Driss, reading: Embodying the principles and practices of the great faiths. Deepening mutual understanding and trust. Giving and receiving hospitality. Creating cultures of peace, justice and healing. Promoting a new global spirituality. Nothing to object to, eh? Nothing to frighten the horses …

Ooh – there’s a hymn, Driss says: Through the long night we have come. / The sun is bright, the wars are done. / We will unite. We will be one. A new faith has begun. Now that really is half-arsed. Is that the best they can do? I mean, faith in what? What is there left to have in faith in, on the Organisational Management campus?

Organisational Management syncretism: that’s all we need, Furio says. Organisational Management doing religion …
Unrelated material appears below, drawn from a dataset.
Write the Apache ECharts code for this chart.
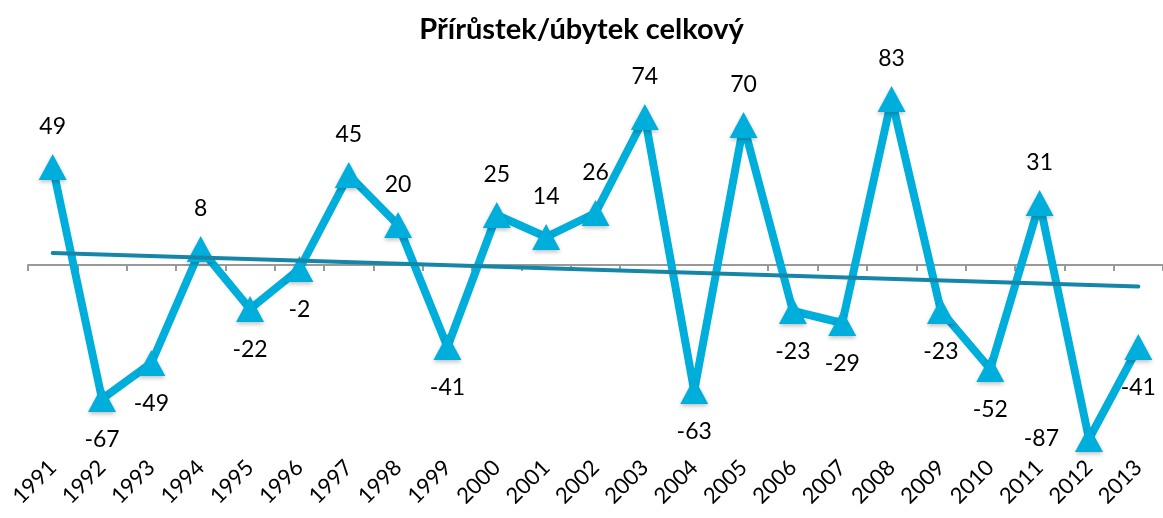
<!DOCTYPE html>
<html>
<head>
<meta charset="utf-8">
<script src="https://cdn.jsdelivr.net/npm/echarts@6.0.0/dist/echarts.min.js"></script>
<style>
  html, body { margin: 0; padding: 0; background: #fff; }
  #chart { width: 1163px; height: 518px; }
</style>
</head>
<body>
<div id="chart"></div>
<script>
// roky a hodnoty přírůstku/úbytku
const years = ['1991', '1992', '1993', '1994', '1995', '1996', '1997', '1998', '1999', '2000',
  '2001', '2002', '2003', '2004', '2005', '2006', '2007', '2008', '2009', '2010',
  '2011', '2012', '2013'];
const values = [49, -67, -49, 8, -22, -2, 45, 20, -41, 25, 14, 26, 74, -63, 70, -23, -29, 83, -23, -52, 31, -87, -41];
// konce lineárního trendu
const trendEnds = [6.0, -10.7];

const trend = years.map((y, i) => i === 0 ? trendEnds[0] : (i === years.length - 1 ? trendEnds[1] : null));

const font = 'Lato, "Open Sans", "Liberation Sans", sans-serif';

const chart = echarts.init(document.getElementById('chart'));
chart.setOption({
  animation: false,
  title: {
    text: 'Přírůstek/úbytek celkový',
    left: 'center',
    top: 10,
    textStyle: { fontFamily: font, fontSize: 29, fontWeight: 'bold', color: '#000' }
  },
  grid: { left: 28, top: 65, width: 1138, height: 400 },
  xAxis: [
    {
      type: 'category',
      data: years,
      boundaryGap: true,
      axisLine: { onZero: true, lineStyle: { color: '#999', width: 2 } },
      axisTick: { show: true, length: 6, lineStyle: { color: '#999', width: 2 } },
      axisLabel: { show: false }
    },
    {
      type: 'category',
      data: years,
      position: 'bottom',
      offset: -5,
      boundaryGap: true,
      axisLine: { show: false, onZero: false },
      axisTick: { show: false },
      axisLabel: {
        interval: 0,
        rotate: 45,
        margin: 4,
        fontFamily: font,
        fontSize: 22,
        color: '#000'
      }
    }
  ],
  yAxis: {
    type: 'value',
    min: -100,
    max: 100,
    show: false,
    splitLine: { show: false }
  },
  series: [
    {
      type: 'line',
      z: 3,
      data: values.map((v, i) => ({
        value: v,
        label: { position: v < 0 ? (i === 21 ? 'left' : 'bottom') : 'top' }
      })),
      lineStyle: { color: '#00AEDB', width: 8 },
      itemStyle: {
        color: '#00AEDB',
        shadowColor: 'rgba(0,0,0,0.25)',
        shadowBlur: 4,
        shadowOffsetY: 2
      },
      symbol: 'triangle',
      symbolSize: [28, 26],
      label: {
        show: true,
        fontFamily: font,
        fontSize: 23,
        color: '#000',
        distance: 16,
        formatter: p => p.value
      }
    },
    {
      type: 'line',
      data: trend,
      connectNulls: true,
      z: 4,
      symbol: 'none',
      lineStyle: { color: '#1686A8', width: 4, cap: 'round' },
      silent: true
    }
  ]
});
</script>
</body>
</html>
Babel 2.0, like I said, Io says. We’re actually supposed to be divided – there are supposed to be all these different nations. It’s supposed to limit our pride.

This shitshow is a sign of pride …, I say. My God …

Do they really think they can speak of faith? Furio says. Are they that stupid?

Diabolical mockery, Driss says. Deliberate Satanism.

It’s not even that Satanic, I say.

This whole campus is lost, Io says. It’s pushed God away. It’s left the realm of God – voluntarily. It’s renounced God … Nothing remains of God but the void: that’s what this campus says …

That’s what Cicero said, too, I say. God and the world are antagonistic. God isn’t revealed through the world – but against it. And that only happens with complete disenchantment … When we know the world as illuminated by nothing – by no meaning, no direction …

Contraries again, Sophia says.

Organisational Management is an essentially nihilistic project, I say. It’s a nihilism factory. Which means it’s serving God, in its own way.

By making the world really, really shit, you mean? Furio says.

From a certain perspective, the meaningless of the world is itself meaningful, that’s what Cicero told us, I say. It actually means something. When the world becomes purely functional, the conditions of meaning must come from outside.

So the Faith Zone is about worshipping the void? Sophia asks.

It’s about worshipping the opposite of all this, Driss says.

Organisational Management isn’t worshipping anything – that’s the point, Io says.  

Organisational Management is afraid, Helmut says. It’s been sucking all the meaning out of the world, the better to organise everything. The better to manage it. But it knows that it will perish by the world it’s making. That there’s a midnight hour coming, when it’ll have to stare into the void.

That’s good, Helmut – you’re good, Furio says. It was worth breaking your vow to say that.

Faith zone is, like, faithlessness zone, Io says. The heart of their fucking darkness. Doesn’t this campus know its own evil? Doesn’t it understand its own hubris? Doesn’t it understand the dimensions of its sin? That it’s already damned, and utterly so?

This whole campus is lost, Io says. It’s pushed God away. It’s left the realm of God – voluntarily. It’s renounced God. It can only be destroyed – don’t you see?

Destroyed? Is that Christian? Sophia asks.

Something terrible’s going to happen here, I know it, Io says. Something vast – vaster than this campus. Something good – that will appear evil. Something merciful – that will appear merciless. The wrath of God … The fury of God … The Justice of God …

The midnight hour’s close, I say. That’s why they want Philosophy to hold their hand …

Some help we’ll be, Driss says. We’ll just push them into the void. Which is what they deserve.